De façon concrète, les expérimentateurs fonctionneraient comme les « startuppers » en « mode projets ». Là encore, les expériences syndicales et professionnelles des porteurs faciliteraient leur démarche auprès des administrations de tutelle « On avait des liens avec les interlocuteurs, donc on savait parler ʺARSʺ, on savait parler ʺCpamʺ, on avait des éléments de langage à la fois administratifs, réglementaires, etc. Donc on était quand même déjà acculturé à ces relations avec les institutionnels », indique un expérimentateur.
Prise de risque mineure
Enfin, l'étude démontre aussi que les logiques d’engagement à l'une ou l'autre expérimentation ne sont pas les mêmes. Dans le cadre d’Ipep, ils chercheraient davantage à obtenir des financements supplémentaires avec une « prise de risque mineure » pour réaliser les projets qui sont les leurs. « On met des actions en place, si ça ne marche pas, on n’est pas pénalisé, mais si ça marche, on a un intéressement, parce que c’est comme ça que ça fonctionne », témoigne un médecin.

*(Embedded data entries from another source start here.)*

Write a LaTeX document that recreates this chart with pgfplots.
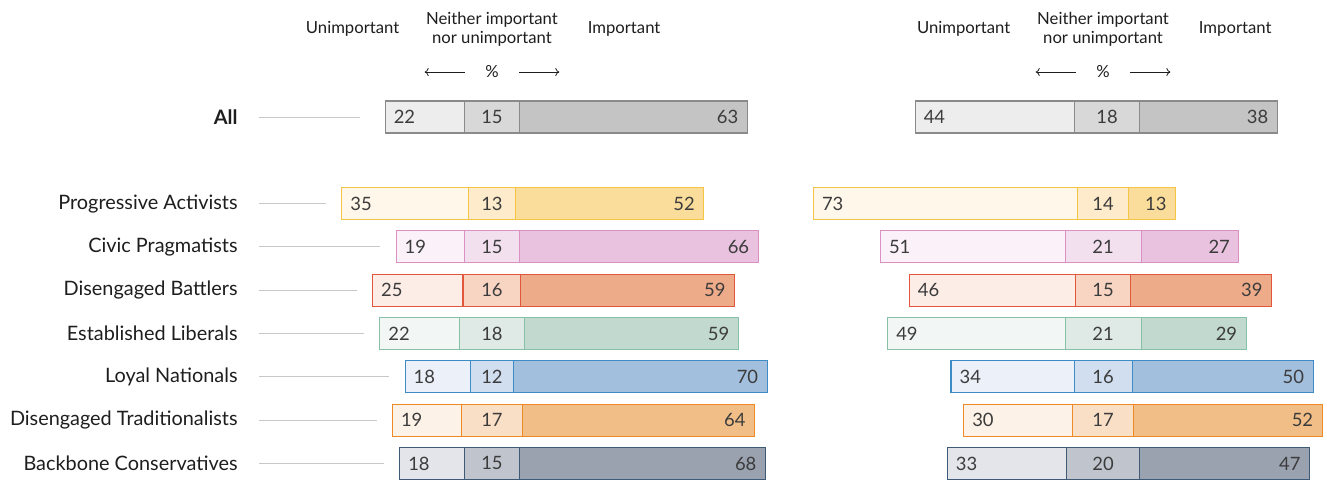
\documentclass[border=0pt]{standalone}
\usepackage{pgfplots}
\usepackage{pgfplotstable}
\pgfplotsset{compat=1.18}
\usetikzlibrary{arrows.meta}
\usepackage{fontspec}
\setmainfont{Lato}

% segment colours per row (row 0 = All, rows 2..8 = segments): light, mid, dark, border
\definecolor{c0lt}{HTML}{EDEDED}\definecolor{c0md}{HTML}{D8D8D8}\definecolor{c0dk}{HTML}{C4C4C4}\definecolor{c0bd}{HTML}{8A8A8A}
\definecolor{c2lt}{HTML}{FFF7EA}\definecolor{c2md}{HTML}{FDEBCB}\definecolor{c2dk}{HTML}{FBDD9B}\definecolor{c2bd}{HTML}{F5C445}
\definecolor{c3lt}{HTML}{FAF2F8}\definecolor{c3md}{HTML}{F3E0EF}\definecolor{c3dk}{HTML}{E9C2DF}\definecolor{c3bd}{HTML}{DA90C3}
\definecolor{c4lt}{HTML}{FCEDE6}\definecolor{c4md}{HTML}{F8D4C3}\definecolor{c4dk}{HTML}{EEAB89}\definecolor{c4bd}{HTML}{E0573B}
\definecolor{c5lt}{HTML}{F2F7F5}\definecolor{c5md}{HTML}{DFEAE6}\definecolor{c5dk}{HTML}{C1D9CF}\definecolor{c5bd}{HTML}{86C1A7}
\definecolor{c6lt}{HTML}{ECF1F9}\definecolor{c6md}{HTML}{D0DEEF}\definecolor{c6dk}{HTML}{A3BFDE}\definecolor{c6bd}{HTML}{3D8CC6}
\definecolor{c7lt}{HTML}{FDF2E7}\definecolor{c7md}{HTML}{F9DFC5}\definecolor{c7dk}{HTML}{F1BE88}\definecolor{c7bd}{HTML}{EE8A24}
\definecolor{c8lt}{HTML}{E3E5EA}\definecolor{c8md}{HTML}{C0C4CD}\definecolor{c8dk}{HTML}{9AA1AF}\definecolor{c8bd}{HTML}{3F5A76}
\definecolor{numgray}{HTML}{3C3C3C}
\definecolor{txtgray}{HTML}{1E1E1E}
\definecolor{leadgray}{HTML}{C8C8C8}

\tikzset{
  num/.style={font=\fontsize{13.8}{16}\selectfont, text=numgray, inner sep=0pt},
  grp/.style={font=\fontsize{14.9}{17}\selectfont, text=txtgray, anchor=east, inner sep=0pt},
  hdr/.style={font=\fontsize{12.5}{14.4}\selectfont, text=txtgray, align=center, inner sep=0pt},
  arr/.style={-{To[length=3pt,width=6pt]}, line width=0.6pt, draw=txtgray},
}
\pgfplotsset{
  seg/.style={line width=0.8pt, line join=miter},
  leader/.style={draw=leadgray, line width=0.75pt, mark=none},
}

% y = row position, U = unimportant, N = neither, I = important (%)
\pgfplotstableread{
y U N I
0 22 15 63
2 35 13 52
3 19 15 66
4 25 16 59
5 22 18 59
6 18 12 70
7 19 17 64
8 18 15 68
}\leftdata

\pgfplotstableread{
y U N I
0 44 18 38
2 73 14 13
3 51 21 27
4 46 15 39
5 49 21 29
6 34 16 50
7 30 17 52
8 33 20 47
}\rightdata

% one diverging bar: #1 table, #2 row, #3 x of the neutral centre, #4 draw leader line (1/0)
\newcommand\barrow[4]{%
  \pgfplotstablegetelem{#2}{y}\of#1\edef\yy{\pgfplotsretval}%
  \pgfplotstablegetelem{#2}{U}\of#1\edef\uu{\pgfplotsretval}%
  \pgfplotstablegetelem{#2}{N}\of#1\edef\nn{\pgfplotsretval}%
  \pgfplotstablegetelem{#2}{I}\of#1\edef\ii{\pgfplotsretval}%
  \pgfmathsetmacro\xb{#3-0.5*\nn}%
  \pgfmathsetmacro\xa{\xb-\uu}%
  \pgfmathsetmacro\xc{#3+0.5*\nn}%
  \pgfmathsetmacro\xd{\xc+\ii}%
  \pgfmathsetmacro\xm{#3}%
  \pgfmathsetmacro\ylo{\yy-0.37}%
  \pgfmathsetmacro\yhi{\yy+0.37}%
  \pgfmathsetmacro\xl{\xa+2.3}%
  \pgfmathsetmacro\xr{\xd-2.4}%
  \pgfmathtruncatemacro\cc{\yy}%
  \pgfmathsetmacro\gap{\cc==0 ? 6.9 : 4.4}%
  \pgfmathsetmacro\xe{\xa-\gap}%
  \edef\doit{%
    \ifnum#4=1 \noexpand\addplot[leader] coordinates {(-64.4,\yy) (\xe,\yy)};\fi
    \noexpand\addplot[seg, fill=c\cc lt, draw=c\cc bd] coordinates {(\xa,\ylo) (\xb,\ylo) (\xb,\yhi) (\xa,\yhi)} -- cycle;
    \noexpand\addplot[seg, fill=c\cc md, draw=c\cc bd] coordinates {(\xb,\ylo) (\xc,\ylo) (\xc,\yhi) (\xb,\yhi)} -- cycle;
    \noexpand\addplot[seg, fill=c\cc dk, draw=c\cc bd] coordinates {(\xc,\ylo) (\xd,\ylo) (\xd,\yhi) (\xc,\yhi)} -- cycle;
    \noexpand\node[num, anchor=west] at (axis cs:\xl,\yy) {\uu};
    \noexpand\node[num, anchor=center] at (axis cs:\xm,\yy) {\nn};
    \noexpand\node[num, anchor=east] at (axis cs:\xr,\yy) {\ii};
  }\doit
}

\begin{document}
\begin{tikzpicture}
\begin{axis}[
  x=2.715pt, y=32.475pt,
  xmin=-135.9, xmax=230.66,
  ymin=-2.702, ymax=8.360,
  y dir=reverse,
  hide axis, clip=false,
]
  \pgfplotsinvokeforeach{0,...,7}{\barrow{\leftdata}{#1}{0}{1}}
  \barrow{\rightdata}{0}{169.9}{0}
  \pgfplotsinvokeforeach{1,...,7}{\barrow{\rightdata}{#1}{168.8}{0}}

  % row names
  \node[grp] at (axis cs:-70.2,0) {\textbf{All}};
  \node[grp] at (axis cs:-70.2,2) {Progressive Activists};
  \node[grp] at (axis cs:-70.2,3) {Civic Pragmatists};
  \node[grp] at (axis cs:-70.2,4) {Disengaged Battlers};
  \node[grp] at (axis cs:-70.2,5) {Established Liberals};
  \node[grp] at (axis cs:-70.2,6) {Loyal Nationals};
  \node[grp] at (axis cs:-70.2,7) {Disengaged Traditionalists};
  \node[grp] at (axis cs:-70.2,8) {Backbone Conservatives};

  % column headings for both panels
  \pgfplotsinvokeforeach{0,168.8}{
    \node[hdr] at (axis cs:#1-38.5,-2.03) {Unimportant};
    \node[hdr] at (axis cs:#1,-2.03) {Neither important\\nor unimportant};
    \node[hdr] at (axis cs:#1+36.5,-2.03) {Important};
    \node[hdr] at (axis cs:#1,-1.039) {\%};
    \draw[arr] (axis cs:#1-7.5,-1.039) -- (axis cs:#1-18.6,-1.039);
    \draw[arr] (axis cs:#1+7.5,-1.039) -- (axis cs:#1+18.6,-1.039);
  }
\end{axis}
% the page is exactly the axis area
\pgfresetboundingbox
\path (current axis.south west) rectangle (current axis.north east);
\end{tikzpicture}
\end{document}
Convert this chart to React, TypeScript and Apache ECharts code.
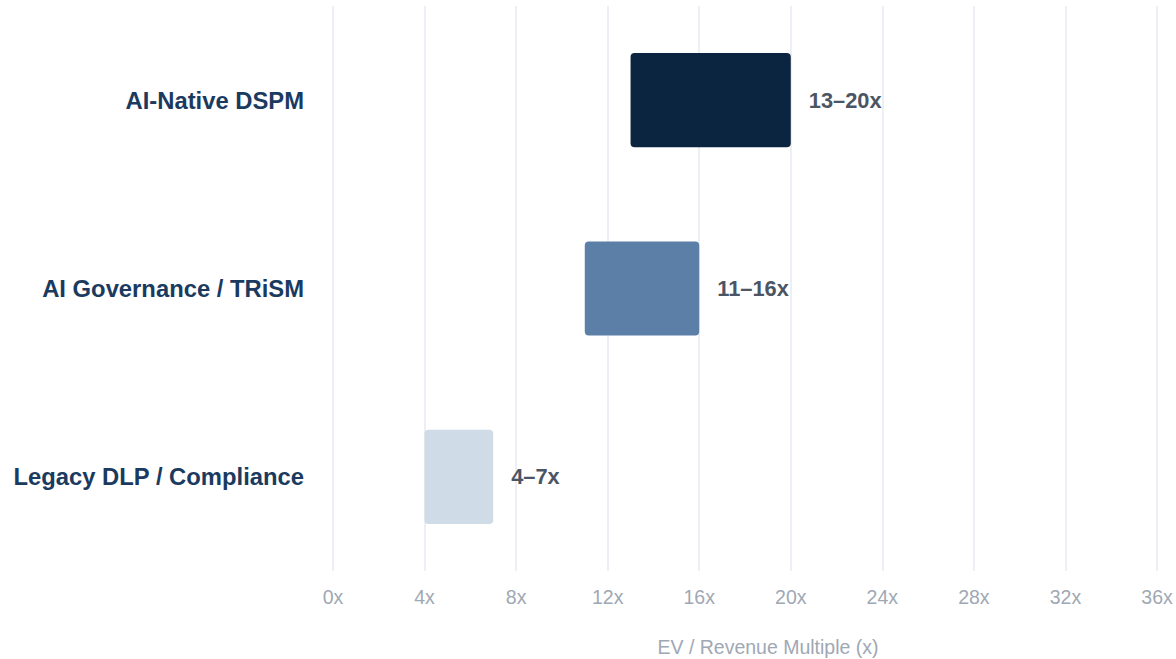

En revanche, ceux qui ont choisi Peps seraient davantage réticents au paiement à l’acte puisque cette expérimentation vise à proposer un forfait se substituant partiellement ou totalement à ce mode de rémunération, marqueur de la médecine libérale. Ce changement plus radical de logique permettrait de rendre plus légitime, une nouvelle organisation des soins, en développant par exemple la coopération médecin-infirmière. Cette rémunération forfaitaire favoriserait alors la délégation d’une partie du travail médical à d’autres acteurs, au sein des maisons de santé, en libérant du temps médical, dans la mesure où la rémunération des médecins apparaît alors moins liée au volume d'actes réalisés.